"Schiavi"

Mi capita a volte di trovare sui giornali quelle che io considero delle assolute banalita' come quelle che Leo Hickman ha scritto nel suo inconcludente articolo intitolato "Gli schiavi di Dubai" pubblicato dal Guardian e in italiano da Internazionale. Hickman racconta di alcuni giorni trascorsi a Dubai e degli apparentemente sorprendenti contrasti di questa citta' del lusso e delle migliaia di maestranze pachistane che costruiscono i suoi grattacieli. Hickman arriva a questa conclusione: "Ci si dimentica anche che Dubai oggi non esisterebbe senza questi lavoratori. [...] L'industria delle vacanze continua ad aggrapparsi, per convenienza, al comodo mito secondo cui la nave del turismo porta ricchezza e benessere a tutti quelli che ci navigano sopra. Ma le cose, a quanto pare, non stanno proprio cosi': i turisti e i loro inservienti non si dividono la torta in modo equo, alle stesse condizioni, con equilibrio e armonia. I guadagni, in realta', se li spartiscono pochi eletti, mentre i lavoratori del settore sono poco piu' che schiavi con salari da fame, costretti a vivere in condizioni pietose."
E questo sarebbe lo scoop?

Hickman scopre nel 2007 che c'e'
differenza tra il turista e chi gli pulisce la camera. Complimenti, meglio tardi che mai.
Hickman si compiace di parlare di "schiavi" e "salari da fame", incappando nella snobberia "eco-chic" di quello che denuncia queste intollerabili ingiustizie sociali ma non fa un solo passo in avanti nel ragionamento su cosa sarebbe necessario per eliminarle. Pensa che dopo aver letto i suoi articoli i proprietari degli alberghi saranno folgorati e convertiti e immediatamente raddoppieranno lo stipendio a tutti i dipendenti?
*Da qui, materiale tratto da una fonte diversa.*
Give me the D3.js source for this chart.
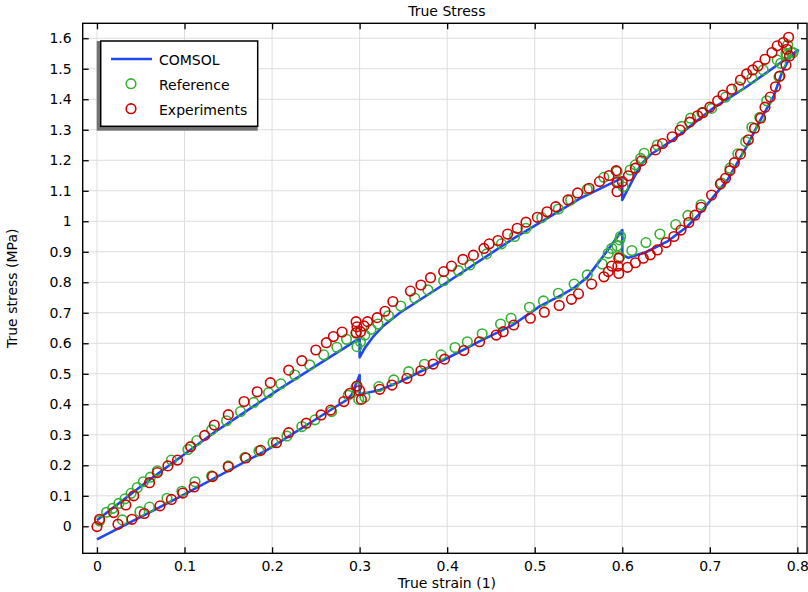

Se non si ha il coraggio di portare a termine questo ragionamento ("gli operai che costruiscono i grattacieli prendono un salario da fame, mentre i padroni dei grattacieli faranno profitti miliardari e i clienti degli alberghi faranno la vita del pascia': e' giusto? e se non e' giusto, che fare?"), un po' piu' di pragmatismo non guasterebbe.